MySQL Interview Questions

MySQL database tens of millions of data query optimization solution

The later the limit paging query is, the slower the query will be. This also leads us to a conclusion:

1. The query time of the limit statement is proportional to the position of the starting record.

2. The MySQL limit statement is very convenient, but it is not suitable for direct use for tables with many records.

The table uses InnoDB as the storage engine, id as the auto-increment primary key, and the default primary key index

SELECT id FROM test LIMIT 9000000,100;

There are currently two optimization solutions: using id as the query condition using a subquery and using join.

1. id>= (subquery) form implementation

select * from test where id >= (select id from test limit 9000000,1)limit 0,100

Use the join form;

SELECT * FROM test a JOIN (SELECT id FROM test LIMIT 9000000,100) b ON a.id = b.id

The time taken to use these two types of optimized queries is relatively close. In fact, they both use the same principle, so the effects are similar. But I personally recommend using join and minimizing the use of subqueries. Note: Currently, the query is at the tens of millions level. If it is increased to the millions level, the speed will be faster.

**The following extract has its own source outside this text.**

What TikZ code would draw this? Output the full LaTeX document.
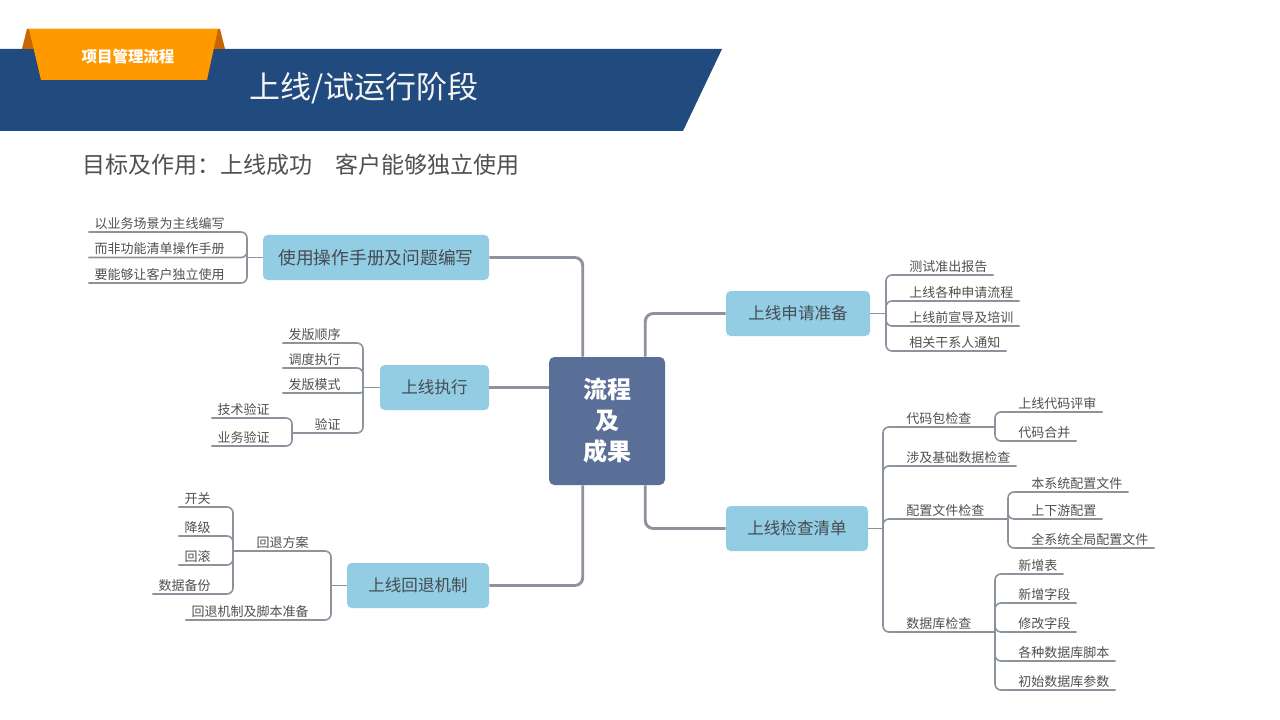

SELECT * FROM test a JOIN (SELECT id FROM test LIMIT 1000000,100) b ON a.id = b.id

Which MySQL storage engines have you used?

What are their characteristics and differences?

This is a question often asked during senior developer interviews. In fact, we often encounter this in our daily development. There are so many MySQL storage engines, but the ones we use most often are InnoDB and MyISAM. So if the interviewer asks what storage engines MySQL has, you only need to tell the two commonly used ones.

So what are their characteristics and differences?

MyISAM: The default table type, which is based on the traditional ISAM type. ISAM is the abbreviation of Indexed Sequential Access Method, which is a standard method for storing records and files. It is not transaction-safe and does not support foreign keys. If a large number of selects are performed, insert MyISAM is more suitable.

InnoDB: An engine that supports transaction security. Its biggest feature is that it supports foreign keys, row locks, and transactions. If there are a large number of updates and inserts, it is recommended to use InnoDB, especially for multiple concurrent and high QPS situations. Note: In versions prior to MySQL 5.5, the default search engine is MyISAM. In versions after MySQL 5.5, the default search engine is changed to InnoDB.

Differences between MyISAM and InnoDB

1. InnoDB supports transactions, but MyISAM does not. For InnoDB, each SQL statement is encapsulated into a transaction by default and automatically committed, which will affect the speed. Therefore, it is best to put multiple SQL statements between begin and commit to form a transaction.

2.InnoDB supports foreign keys, while MyISAM does not.

3. InnoDB is a clustered index and uses B+Tree as the index structure. The data file is bound to the (primary key) index (the table data file itself is an index structure organized by B+Tree). There must be a primary key, and the efficiency of the primary key index is very high. MyISAM is a non-clustered index and also uses B+Tree as the index structure. The index and data files are separate, and the index saves the pointer to the data file. The primary key index and secondary indexes are independent.

4. InnoDB does not save the specific number of rows in the table, and the entire table needs to be scanned when executing select count(*) from table. MyISAM uses a variable to save the number of rows in the entire table. When executing the above statement, you only need to read the variable, which is very fast.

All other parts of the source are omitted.